I know the platform can be exhausting. It seems like there is a new aggrieved constituent, regardless of political leaning, every time I refresh my timeline. There’s way less celebration of the small things that make life worth living than there are pieces of news or information designed to spike attention and stress levels.

If there are rules to civility, I think there is something about how those rules mutate which is important. People clamoring for the expansion of respect isn’t a guarantee that it will be given, nor is it inherently a threat that you must grant said respect so in order to exist. But it pushes the conversation in a way, that says “being civilized means consideration of my rights”. For some, whatever the rights or position may seem a bridge too far. Personally, if they line up with my personal interpretation of the Rights of Man, then I don’t see much of an issue - people are asking for a redefinition of civility in terms of what groups are worthy of respect, and I think that’s a worthy conversation to entertain, for starters. For many people, it’s a matter, of life, death and stake in the political system.

The neutral ground for people who feel aggrieved by this demand is not in the weaponization of civility, which I seem to find in both political extremes. On the right it is the use of respect to shut down protest as a form of impoliteness or impropriety. Yes interrupting someone’s meal is rude in everyday circumstances. And being a public official is not an everyday circumstance - there is, historically, an added weight and responsibility to the office, which means you serve and are to held accountable to all constituents. Leveraging the concept of civility to keep them from being heard when you occupy a position of power is a punching down of sorts - the only leverage the public has is very limited when it comes to certain issues, especially when compared to the leverage held by someone who is close the policy deciders. To compare the level of civility expected by each of these parties is willfully disingenuous, at best. This is a case of using politeness to shut down a conversation that people don’t want to hear, this is civility as suppression, something which we tend to apply constantly in smaller ways - in our workplaces, in any place with rules and order. Civility is a boundary, and this is an abuse of that function.

There is also a liberal use of civility which creates the impression that we must be hyper aware of our own behaviors, to the point that it could be perceived as a restriction and a detriment to overall discourse.
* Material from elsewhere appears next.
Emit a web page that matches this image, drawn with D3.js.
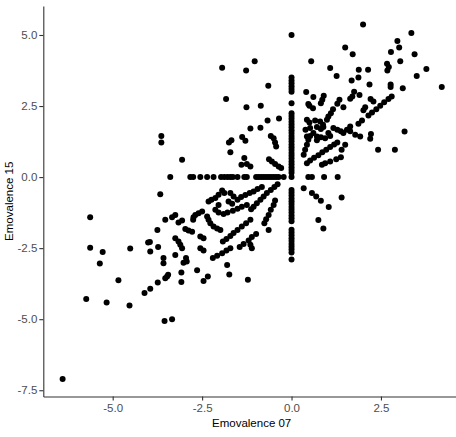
<!DOCTYPE html>
<html>
<head>
<meta charset="utf-8">
<script src="https://cdn.jsdelivr.net/npm/d3@7"></script>
<style>
  body { margin: 0; background: #fff; }
  svg { display: block; font-family: "Liberation Sans", Arial, sans-serif; }
</style>
</head>
<body>
<svg width="456" height="437"></svg>
<script>
// y values of the points where Emovalence 07 is exactly 0
const atZero07 = [5.0, 3.5, 3.4, 3.3, 3.2, 3.1, 3.0, 2.6, 2.25, 2.15, 2.05, 1.95, 1.85, 1.75, 1.65,
  1.55, 1.45, 1.35, 1.25, 1.15, 1.05, 0.95, 0.85, 0.75, 0.65, 0.55, 0.45, 0.35, 0.25, 0.15, 0,
  -0.45, -0.55, -0.65, -0.75, -0.85, -0.95, -1.05, -1.15, -1.25, -1.35, -1.45, -1.55,
  -1.85, -1.95, -2.05, -2.15, -2.25, -2.35, -2.45, -2.55, -2.65, -2.9];

// x values of the points where Emovalence 15 is exactly 0
const atZero15 = [-3.39, -2.83, -2.75, -2.55, -2.36, -2.18, -1.97, -1.88, -1.79, -1.71, -1.64,
  -1.51, -1.32, -1.25, -0.99, -0.92, -0.85, -0.78, -0.71, -0.64, -0.57, -0.5, -0.43, -0.36,
  -0.22, 0.47, 0.57, 0.91, 1.29];

// remaining points as [emovalence07, emovalence15]
const upperLeft = [[-1.94,3.85],[-1.27,3.75],[-1.03,4.08],[-0.65,3.21],[-1.83,2.75],[-1.26,2.46],
  [-0.86,2.51],[-0.67,1.99],[-0.35,2.06],[-1.15,1.71],[-0.87,1.74],[-3.64,1.45],[-3.64,1.22],
  [-1.38,1.41],[-1.29,1.28],[-1.75,1.22],[-1.68,1.3],[-0.58,1.45],[-0.5,1.37],[-0.46,1.22],
  [-0.43,1.08],[-1.71,0.87],[-3.06,0.61],[-1.32,0.67],[-1.4,0.43],[-1.25,0.46],[-1.15,0.37],
  [-0.63,0.63],[-0.55,0.55],[-0.46,0.46],[-0.36,0.37],[-0.29,0.32]];

const upperRight = [[0.55,4.08],[0.41,2.99],[0.47,2.57],[0.43,2.02],[0.39,1.67],[0.43,1.43],
  [2.0,5.37],[3.35,5.07],[2.96,4.79],[3.01,4.56],[2.78,4.4],[1.5,4.56],[1.71,4.32],[3.44,4.32],
  [3.04,4.08],[2.67,3.99],[2.72,3.87],[2.68,3.75],[3.77,3.8],[1.08,3.84],[1.88,3.78],[2.14,3.78],
  [1.26,3.56],[1.87,3.5],[1.68,3.4],[3.5,3.56],[2.18,3.26],[2.77,3.26],[2.77,3.17],[3.11,3.13],
  [4.2,3.17],[1.75,3.0],[1.9,2.89],[0.61,2.82],[0.9,2.86],[0.86,2.72],[0.82,2.6],[0.5,2.51],
  [0.6,2.42],[1.34,2.72],[1.28,2.58],[1.45,2.46],[1.16,2.39],[1.1,2.25],[1.64,2.76],[1.7,2.84],
  [2.21,2.75],[2.29,2.66],[2.8,2.84],[2.71,2.75],[2.59,2.63],[2.48,2.51],[2.37,2.39],[2.25,2.27],
  [2.15,2.17],[2.06,2.46],[2.01,2.35],[1.97,1.99],[1.87,1.88],[1.64,1.78],[1.55,1.67],[1.45,1.55],
  [1.03,2.13],[0.99,2.02],[0.5,1.92],[0.66,1.99],[0.8,1.96],[0.88,1.84],[0.71,1.76],[0.82,1.69],
  [0.89,1.76],[0.52,1.73],[1.17,1.73],[1.28,1.67],[1.38,1.61],[0.61,1.55],[0.71,1.43],[0.82,1.4],
  [0.94,1.37],[1.03,1.55],[1.08,1.45],[0.71,1.3],[1.64,1.61],[1.78,1.49],[1.92,1.43],[2.22,1.52],
  [2.2,1.35],[3.16,1.6],[2.42,0.96],[2.89,0.96],[0.43,0.49],[0.52,0.58],[0.63,0.68],[0.75,0.77],
  [0.86,0.87],[0.97,0.96],[1.08,1.06],[1.19,1.15],[1.28,1.22],[0.85,0.43],[0.94,0.49],[1.08,0.55],
  [1.25,0.63],[1.38,0.7],[1.4,0.96],[1.5,1.14],[0.34,0.79],[0.38,0.96],[0.43,1.14],[0.47,1.31],
  [0.52,1.45]];

const lowerRight = [[0.34,-0.39],[0.57,-0.56],[0.69,-0.68],[0.82,-0.83],[1.04,-1.05],[1.4,-0.72],
  [0.75,-1.51],[0.89,-1.81]];

const lowerLeft = [[-3.67,-0.6],
  [-0.39,-0.25],[-0.48,-0.35],[-0.58,-0.45],[-0.69,-0.56],[-0.78,-0.68],[-0.87,-0.8],[-0.97,-0.92],
  [-1.06,-1.04],[-1.13,-1.13],
  [-0.46,-0.82],[-0.5,-0.98],[-0.58,-1.15],[-0.64,-1.33],[-0.71,-1.48],[-0.76,-1.62],[-0.64,-1.86],
  [-0.83,-0.35],[-0.95,-0.42],[-1.06,-0.51],[-1.17,-0.56],[-1.29,-0.63],[-1.41,-0.7],[-1.51,-0.8],
  [-1.25,-0.98],[-1.39,-1.04],[-1.51,-1.11],[-1.64,-1.18],[-1.79,-1.25],[-1.9,-1.3],
  [-1.15,-1.5],[-1.27,-1.62],[-1.39,-1.74],[-1.51,-1.86],[-1.62,-1.97],[-1.71,-2.07],[-1.82,-2.18],
  [-1.92,-2.27],
  [-0.99,-2.0],[-1.11,-2.11],[-1.2,-2.23],[-1.34,-2.35],[-1.45,-2.46],[-1.15,-2.38],[-1.11,-2.5],
  [-1.71,-2.5],[-1.82,-2.58],[-1.94,-2.68],[-2.08,-2.77],[-2.2,-2.85],[-1.8,-3.09],
  [-1.94,-0.47],[-1.88,-0.56],[-2.04,-0.62],[-2.13,-0.74],[-2.24,-0.8],[-2.32,-0.86],
  [-1.71,-0.56],[-1.62,-0.68],[-1.76,-0.86],[-1.66,-0.94],[-2.04,-0.98],[-2.13,-1.15],[-2.04,-1.25],
  [-2.5,-1.21],[-2.6,-1.27],[-2.69,-1.33],[-3.25,-1.33],[-3.34,-1.41],[-3.53,-1.5],
  [-3.06,-1.53],[-3.16,-1.6],[-2.74,-1.41],[-2.75,-1.5],[-2.36,-1.39],[-2.32,-1.5],[-2.27,-1.62],
  [-2.18,-1.74],[-2.08,-1.81],[-1.99,-1.86],[-2.97,-1.83],[-2.88,-1.88],[-2.78,-1.92],
  [-2.55,-2.09],[-2.46,-2.15],[-3.25,-2.15],[-3.16,-2.27],[-3.75,-1.86],[-3.11,-2.38],[-3.06,-2.5],
  [-2.55,-2.5],[-2.46,-2.58],[-3.25,-2.74],[-2.95,-2.85],[-2.93,-2.97],[-3.58,-2.85],[-3.58,-3.03],
  [-5.63,-1.41],[-5.63,-2.49],[-5.28,-2.64],[-4.51,-2.51],[-4.01,-2.3],[-3.96,-2.28],[-3.95,-2.62],
  [-3.73,-2.46],[-5.36,-3.04],[-4.84,-3.63],[-5.74,-4.29],[-5.17,-4.41],[-4.53,-4.52],[-4.11,-4.08],
  [-3.95,-3.93],[-3.74,-3.71],[-6.4,-7.1],[-3.53,-3.56],[-3.48,-3.5],[-3.45,-3.44],[-3.08,-3.36],
  [-3.08,-3.69],[-3.02,-3.01],[-2.64,-3.28],[-2.46,-3.66],[-2.34,-3.5],[-1.74,-3.43],[-1.22,-3.61],
  [-3.55,-5.06],[-3.34,-5.0]];

const xTicks = [-5, -2.5, 0, 2.5];
const yTicks = [-7.5, -5, -2.5, 0, 2.5, 5];

let svg = d3.select("svg"),
    margin = {top: 6, left: 43.3},
    width = 416.7,
    height = 390.5,
    g = svg.append("g").attr("transform", "translate(" + margin.left + "," + margin.top + ")");

let x = d3.scaleLinear().domain([-6.94, 4.71]).range([0, width]),
    y = d3.scaleLinear().domain([-7.72, 6.02]).range([height, 0]);

let points = atZero07.map(function(v) { return [0, v]; })
  .concat(atZero15.map(function(v) { return [v, 0]; }))
  .concat(upperLeft, upperRight, lowerRight, lowerLeft);

let fmt = function(d) { return d.toFixed(1); };

let xAxis = g.append("g")
    .attr("transform", "translate(0," + height + ")")
    .call(d3.axisBottom(x).tickValues(xTicks).tickFormat(fmt).tickSize(4).tickSizeOuter(0).tickPadding(3));

let yAxis = g.append("g")
    .call(d3.axisLeft(y).tickValues(yTicks).tickFormat(fmt).tickSize(4).tickSizeOuter(0).tickPadding(2));

[xAxis, yAxis].forEach(function(a) {
  a.select(".domain").attr("stroke", "#333").attr("stroke-width", 1.1);
  a.selectAll(".tick line").attr("stroke", "#333").attr("stroke-width", 1.1);
  a.selectAll(".tick text").attr("fill", "#4d4d4d").style("font-size", "11.5px");
});

g.selectAll(".dot")
  .data(points)
  .enter().append("circle")
  .attr("class", "dot")
  .attr("cx", function(d) { return x(d[0]); })
  .attr("cy", function(d) { return y(d[1]); })
  .attr("r", 3)
  .attr("fill", "#000");

svg.append("text")
  .attr("x", margin.left + width / 2)
  .attr("y", 426.5)
  .attr("text-anchor", "middle")
  .style("font-size", "11.5px")
  .attr("fill", "#000")
  .text("Emovalence 07");

svg.append("text")
  .attr("transform", "translate(13.3," + (margin.top + height / 2) + ") rotate(-90)")
  .attr("text-anchor", "middle")
  .style("font-size", "11.5px")
  .attr("fill", "#000")
  .text("Emovalence 15");
</script>
</body>
</html>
Without being too broad, even some bad ideas need to be expressed in order to be challenged and reshaped into better ones. If democracy can be narrowly defined as a competition of ideas, then allowing a free range of expression, of part of our advancement in civilization is the mojo which comes from increased information flow and knowledge exchange, there should be a balance of censorship and liberty which allows evolved ideas to emerge whilst guiding ourselves away from the most self indulgent or willfully disrespectful of human rights in general.

In other words, conservative cultures by no means have a monopoly on creating cultures of repression when it comes to undesirable thoughts and behavior, and I find that often the things we espouse and denounce very easily become the things we come to embody when passing from powerlessness to empowerment.

By no means are any of these thoughts designed as a free pass to the reluctant gatekeepers of technology - I would deem the deliberate spread of easily disprovable lies to be detrimental to the process of sharing and improving ideas. Such lies do nothing in this regard but prove that all language is not created equal. A lie designed to incite and inflame is not the same as an unpopular truth. Twitter and Facebook will have to stake an opinion on the spectrum of free speech, because their current strategy of relative inaction has allowed malicious actors to define their position for them. I suppose not all silence is golden.

Mostly though, watch out for the bullies. They are the ones who will leverage these concepts to kill the conversations we need to keep having.